Google conceived an experiment to demonstrate just how capable Sycamore is, noting it can complete a certain benchmark test in 200 seconds, whereas "a state-of-the-art supercomputer would require approximately 10,000 years to perform the equivalent task."
The spunky Mountain View firm details the experiment in a blog post, going over concepts such as bitstrings, quantum interference, quantum physics and mechanics, and so forth.
"The success of the quantum supremacy experiment was due to our improved two-qubit gates with enhanced parallelism that reliably achieve record performance, even when operating many gates simultaneously. We achieved this performance using a new type of control knob that is able to turn off interactions between neighboring qubits," Google explains.
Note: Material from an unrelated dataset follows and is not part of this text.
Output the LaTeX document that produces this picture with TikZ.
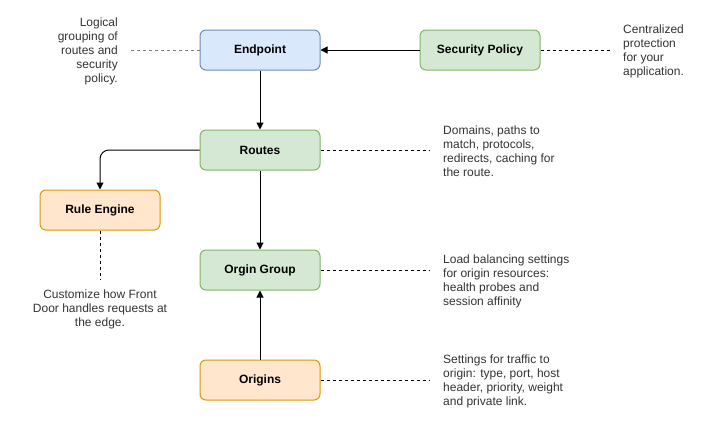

There is quite a bit of technobabble to trudge through, but the gist of the argument is that Google's experiment proves its Sycamore hardware is leaps and bounds better than anything else, based on a random number checking algorithm it ran. IBM disagrees, essentially saying Google's testing is flawed.
"When their comparison to classical was made, they relied on an advanced simulation that leverages parallelism, fast and error-free computation, and large aggregate RAM, but failed to fully account for plentiful disk storage. In contrast, our Schrödinger-style classical simulation approach uses both RAM and hard drive space to store and manipulate the state vector," IBM says.
The difference between 200 seconds and 10,000 years to compete a task is staggering. However, IBM claims the "performance-enhancing techniques employed" by its own hardware—circuit partitioning, tensor contraction deferral, gate aggregation and batching, other things that might make your head spin—reduces the gap significantly. Sycamore would still have an advantage, but in a worst case scenario, IBM says a classical system would take 2.5 days to perform the same task "and with far greater fidelity."
IBM does not stop there. It cautions against reading too much into the term "quantum supremacy," which is a sexy phrase to
plop into headlines.
"It is well known in the quantum community that we at IBM are concerned of where the term 'quantum supremacy' has gone...the 'supremacy' term is being misunderstood by nearly all (outside of the rarified world of quantum computing experts that can put it in the appropriate context)," IBM says.
IBM had plenty more to say on the topic (hit the link in the Via field below). In the end, though, IBM is not disparaging of quantum computing, it just takes issue with Google's assertion that Sycamore is the first example of a quantum computer doing something a classical computer is unable to do.